I always said I would never give my kids Chanukah presents. "Purim is the Jewish season for gift-giving!" I would proclaim, "And not Chanukah!"
And then I had kids. And they are soooo cute (see sidebar.) And I want to make them happy. And I want to give them things that will put smiles on their little faces.
So I started picking up things, here and there, that I could give them for Chanukah. Token things, little things. A set of plastic animals found in the clearanced dollar section at Target. An "egg" that dissolves in the bathtub to reveal a tiny toy dinosaur. Gelt. Sweet little jungle-animal hand puppets I snagged at Costco for $2 apiece.

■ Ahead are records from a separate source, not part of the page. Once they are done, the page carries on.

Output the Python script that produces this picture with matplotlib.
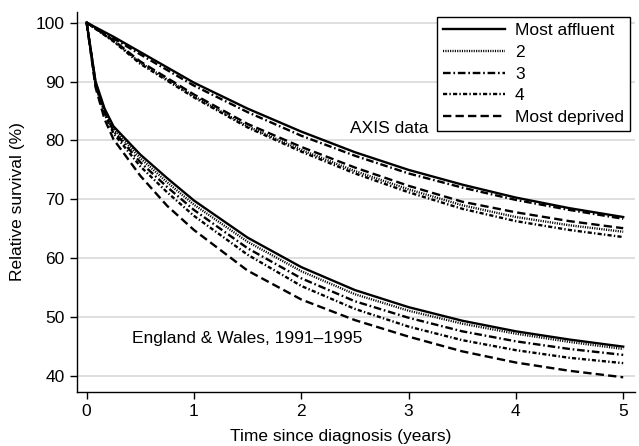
import matplotlib
matplotlib.use("Agg")
import matplotlib.pyplot as plt

plt.rcParams["font.family"] = ["Liberation Sans", "DejaVu Sans"]
plt.rcParams["lines.scale_dashes"] = False

# AXIS data (years since diagnosis, relative survival %)
t_axis = [0, 0.25, 0.5, 1, 1.5, 2, 2.5, 3, 3.5, 4, 4.5, 5]
axis_affluent = [100, 97.6, 95.0, 89.8, 85.4, 81.5, 78.0, 75.0, 72.5, 70.3, 68.5, 67.0]
axis_q2 = [100, 96.9, 93.2, 87.5, 82.4, 78.4, 74.8, 71.7, 69.0, 67.0, 65.6, 64.5]
axis_q3 = [100, 97.3, 94.6, 89.3, 84.8, 80.8, 77.4, 74.4, 72.0, 69.9, 68.2, 66.7]
axis_q4 = [100, 96.8, 93.0, 87.3, 82.2, 78.1, 74.4, 71.2, 68.4, 66.3, 64.8, 63.6]
axis_deprived = [100, 97.0, 93.4, 87.8, 82.8, 78.9, 75.4, 72.3, 69.6, 67.8, 66.3, 65.1]

# England & Wales, 1991-1995
t_ew = [0, 0.083, 0.167, 0.25, 0.5, 0.75, 1, 1.5, 2, 2.5, 3, 3.5, 4, 4.5, 5]
ew_affluent = [100, 90.0, 85.4, 82.4, 77.6, 73.6, 69.8, 63.5, 58.5, 54.6, 51.7, 49.4, 47.6, 46.2, 45.0]
ew_q2 = [100, 89.8, 85.1, 82.0, 77.0, 72.9, 69.1, 62.8, 57.8, 53.9, 51.1, 48.9, 47.2, 45.8, 44.6]
ew_q3 = [100, 89.6, 84.8, 81.6, 76.3, 72.1, 68.2, 61.7, 56.6, 52.7, 49.9, 47.6, 45.9, 44.6, 43.6]
ew_q4 = [100, 89.4, 84.5, 81.2, 75.6, 71.2, 67.2, 60.6, 55.3, 51.4, 48.4, 46.1, 44.4, 43.1, 42.2]
ew_deprived = [100, 89.0, 83.6, 80.2, 74.0, 68.9, 64.8, 57.9, 53.0, 49.5, 46.7, 44.2, 42.3, 40.9, 39.8]

labels = ["Most affluent", "2", "3", "4", "Most deprived"]
styles = ["-", (0, (0.8, 0.9)), (0, (5.5, 2, 1.2, 2)), (0, (3, 1.6, 1, 1.6)), (0, (6, 3))]

fig = plt.figure(figsize=(6.39, 4.46), dpi=100)
ax = fig.add_axes([77 / 639, 1 - 392 / 446, (635 - 77) / 639, (392 - 12) / 446])

axis_series = [axis_affluent, axis_q2, axis_q3, axis_q4, axis_deprived]
ew_series = [ew_affluent, ew_q2, ew_q3, ew_q4, ew_deprived]
lw = 1.7
for lab, ls, ya, ye in zip(labels, styles, axis_series, ew_series):
    ax.plot(t_axis, ya, color="black", linestyle=ls, lw=lw, label=lab)
    ax.plot(t_ew, ye, color="black", linestyle=ls, lw=lw)

ax.set_xlim(-0.09, 5.11)
ax.set_ylim(37.3, 101.8)
ax.set_xticks([0, 1, 2, 3, 4, 5])
ax.set_yticks([40, 50, 60, 70, 80, 90, 100])
ax.grid(axis="y", color="#d6d6d6", lw=1.1)
ax.set_axisbelow(True)
for s in ["top", "right"]:
    ax.spines[s].set_visible(False)
ax.spines["left"].set_linewidth(1.0)
ax.spines["bottom"].set_linewidth(1.0)
ax.tick_params(axis="both", direction="out", length=5, width=1, labelsize=12.5,
               colors="black", pad=4)

ax.set_xlabel("Time since diagnosis (years)", fontsize=12.5)
ax.set_ylabel("Relative survival (%)", fontsize=12.5)
ax.xaxis.set_label_coords((341 - 77) / (635 - 77), -0.097)
ax.yaxis.set_label_coords(-0.093, 0.5)

ax.text(3.19, 82.1, "AXIS data", fontsize=12.5, ha="right", va="center")
ax.text(1.50, 46.3, "England & Wales, 1991\u20131995", fontsize=12.5, ha="center", va="center")

leg = ax.legend(loc="upper right", bbox_to_anchor=(630 / 639, 1 - 17 / 446),
                bbox_transform=fig.transFigure, fontsize=12.5, handlelength=3.55,
                labelspacing=0.38, fancybox=False, framealpha=1, edgecolor="black",
                borderaxespad=0, borderpad=0.35, handletextpad=0.6)
leg.get_frame().set_linewidth(1.0)

fig.savefig("out.png", dpi=100)
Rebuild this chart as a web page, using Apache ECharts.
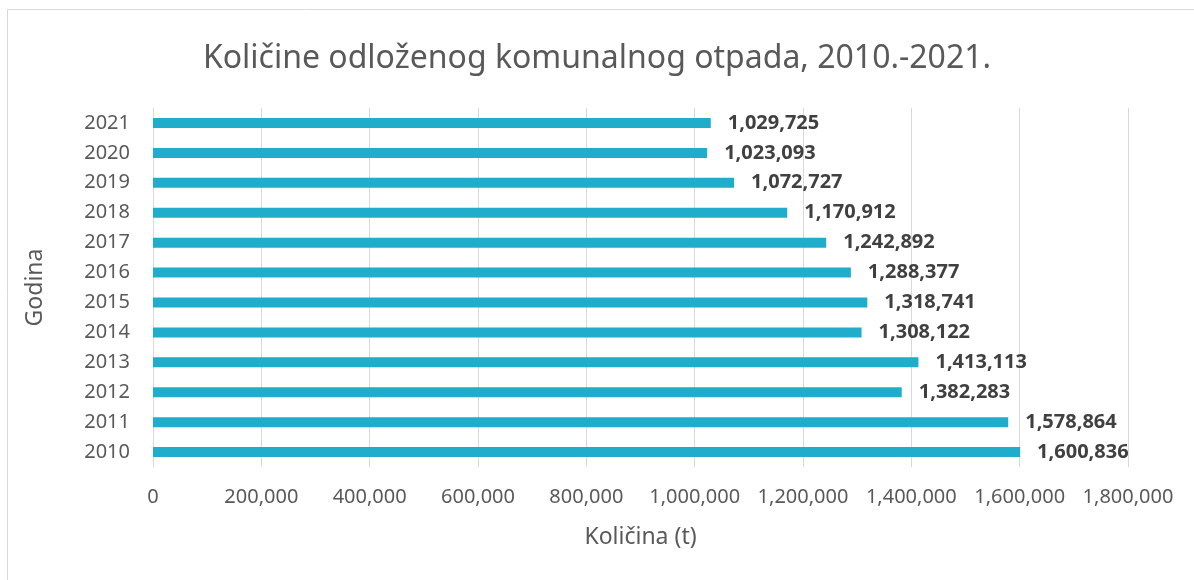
<!DOCTYPE html>
<html><head><meta charset="utf-8">
<script src="https://cdn.jsdelivr.net/npm/echarts@6/dist/echarts.min.js"></script>
<style>html,body{margin:0;padding:0;background:#fff}#c{width:1194px;height:580px}</style>
</head><body><div id="c"></div>
<script>
const years = ['2010','2011','2012','2013','2014','2015','2016','2017','2018','2019','2020','2021'];
const amounts = [1600836,1578864,1382283,1413113,1308122,1318741,1288377,1242892,1170912,1072727,1023093,1029725];
const titleText = 'Količine odloženog komunalnog otpada, 2010.-2021.';
const xName = 'Količina (t)';
const yName = 'Godina';
const fmt = v => v.toLocaleString('en-US');
const FF = '"Noto Sans", "Open Sans", sans-serif';
const chart = echarts.init(document.getElementById('c'), null, {renderer:'canvas'});
chart.setOption({
  animation:false,
  textStyle:{fontFamily:FF},
  graphic:[{type:'rect',shape:{x:7.5,y:9.5,width:1200,height:600},style:{fill:'none',stroke:'#d9d9d9',lineWidth:1},silent:true}],
  title:{text:titleText,left:'center',top:38,textStyle:{fontFamily:FF,fontSize:32,fontWeight:'normal',color:'#595959'}},
  grid:{left:153,right:66,top:108,bottom:113},
  xAxis:{type:'value',min:0,max:1800000,interval:200000,
    name:xName,nameLocation:'middle',nameGap:59,nameTextStyle:{fontFamily:FF,fontSize:23,color:'#595959'},
    axisLabel:{formatter:fmt,fontFamily:FF,fontSize:20,color:'#595959',margin:20},
    axisLine:{show:false},axisTick:{show:false},
    splitLine:{show:true,lineStyle:{color:'#d9d9d9',width:1}}},
  yAxis:{type:'category',data:years,
    name:yName,nameLocation:'middle',nameGap:106,nameRotate:90,nameTextStyle:{fontFamily:FF,fontSize:23,color:'#595959'},
    axisLabel:{fontFamily:FF,fontSize:20,color:'#595959',margin:23},
    axisLine:{show:true,lineStyle:{color:'#d9d9d9'}},axisTick:{show:false}},
  series:[{type:'bar',data:amounts,barWidth:10,
    itemStyle:{color:'#1fadcb'},
    label:{show:true,position:'right',distance:17,formatter:p=>fmt(p.value),fontFamily:FF,fontSize:20,fontWeight:'bold',color:'#404040'}}]
});
</script></body></html>
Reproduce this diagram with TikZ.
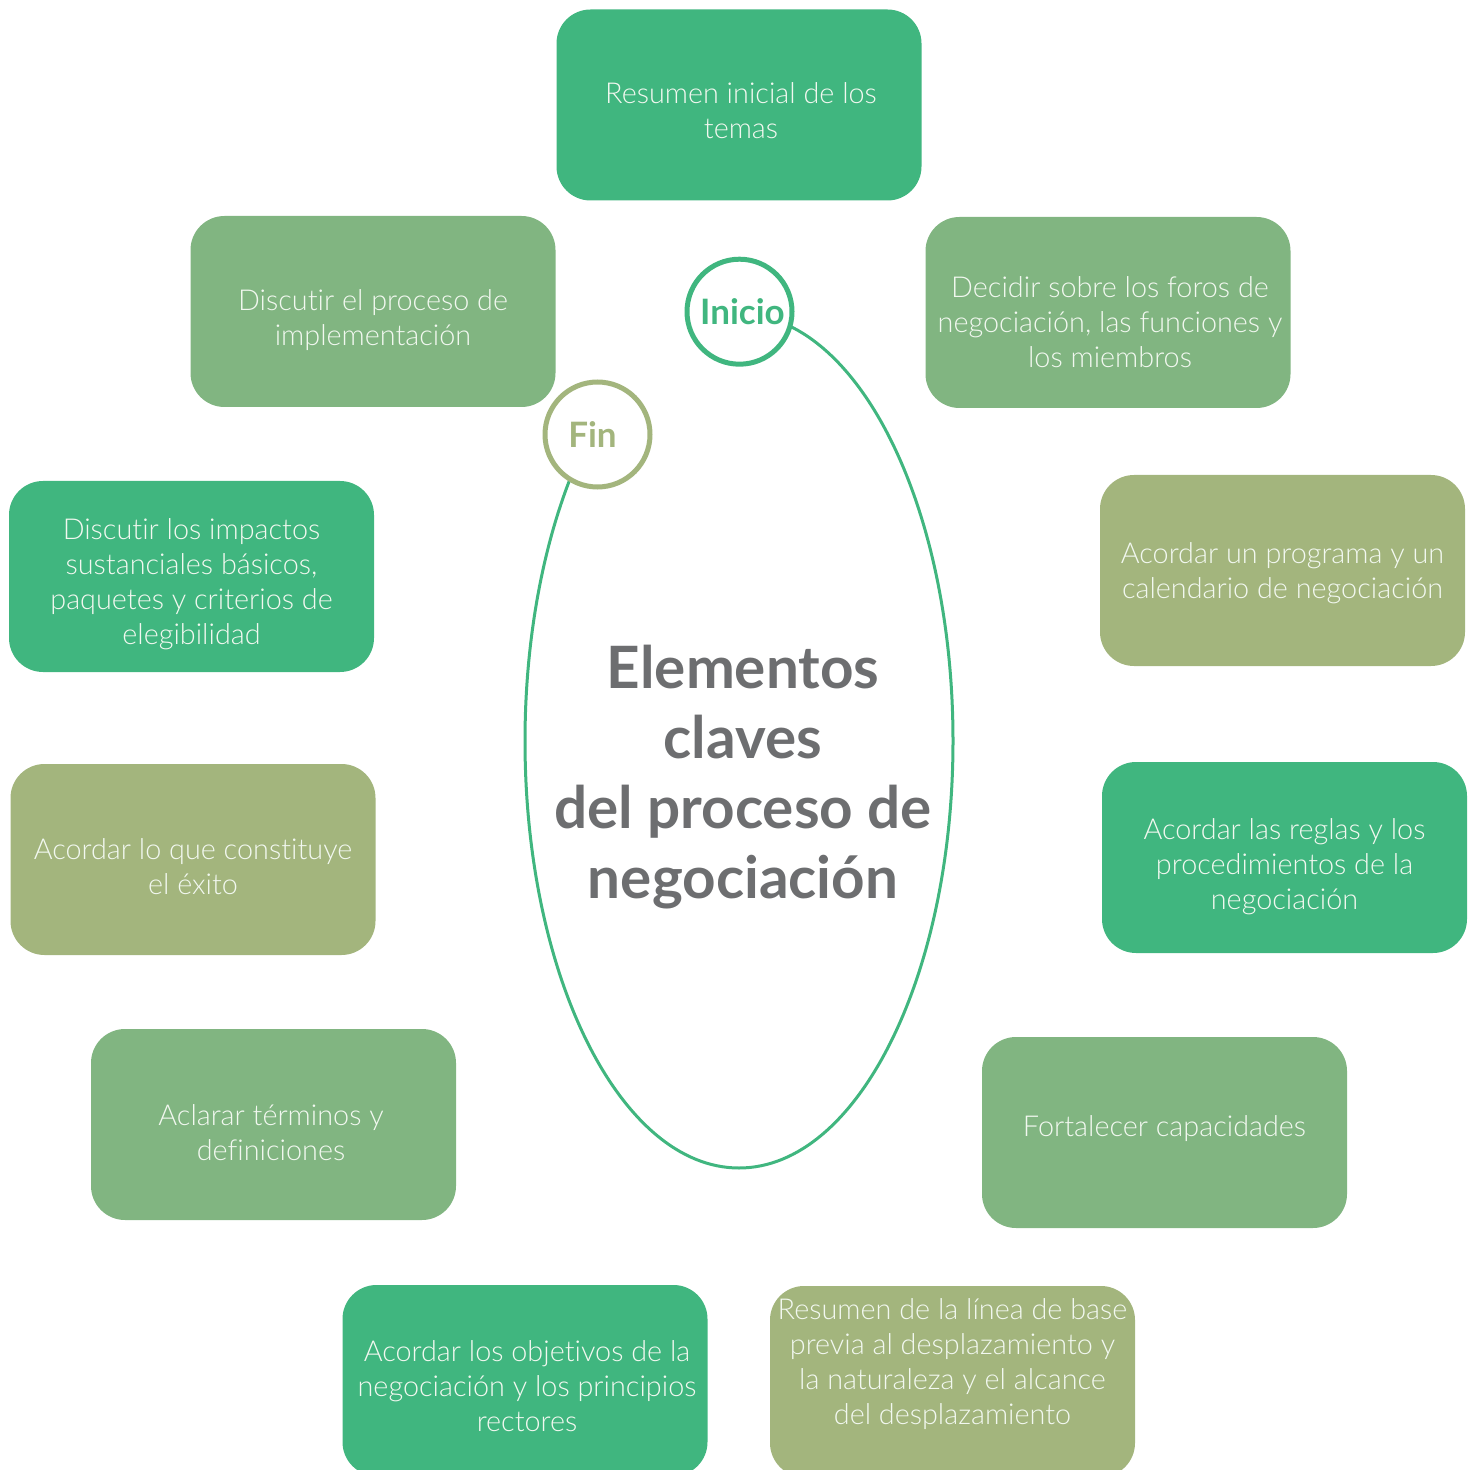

My mom, bless her, loaded the kids up with Chanukah gifts as well. Again, nothing big-deal or crazy-expensive; a new box of markers and a coloring book. Sweet wintertime window clings. A Shalom Sesame DVD. A dinosaur board book. A Lego set.
And so it was that we ended up with more than one present for each night. By the third night of Chanukah, the boys started to peer into their bags for the next present almost as soon as they had gotten the first one. Uh oh.
But! I was excited for the fifth night of Chanukah. The fifth night of Chanukah, I tell everyone, is a magical night. A Chasidic custom teaches that this night is special, because it's the first night of Chanukah where there is more light than darkness amongst the candle spaces. The fifth night, being so close to a new moon, is always one of the darkest nights of the year, even moreso because it can never fall on Shabbat. The fifth night teaches that we must bring light even into a world of great, seemingly insurmountable darkness. We are the candles, etc. etc.
Gorgeous. So I decided long ago that this would mean in our house that we get out and do something positive for someone or some cause on the fifth night. The local Kollel was throwing a Chanukah party for some kids and the residents of our Jewish retirement village. Exactly what we needed - low key and awesome.
I explained to the kids (well, Asher) that there were lots of Sabas and Savtas (grandparents) who don't get to see their grandchildren, and that we could go talk with them and show them our favorite toys and wish them a Happy Chanukah and that it would help them feel happier and maybe not so sad about missing their grandchildren.
And that doing that would be our Chanukah present for that night.
I thought they Got It, you guys. I really did.
It took me a second to realize it, but in just four nights of modest gift-giving Asher had begun to equate "doing Chanukah" with "getting gifts."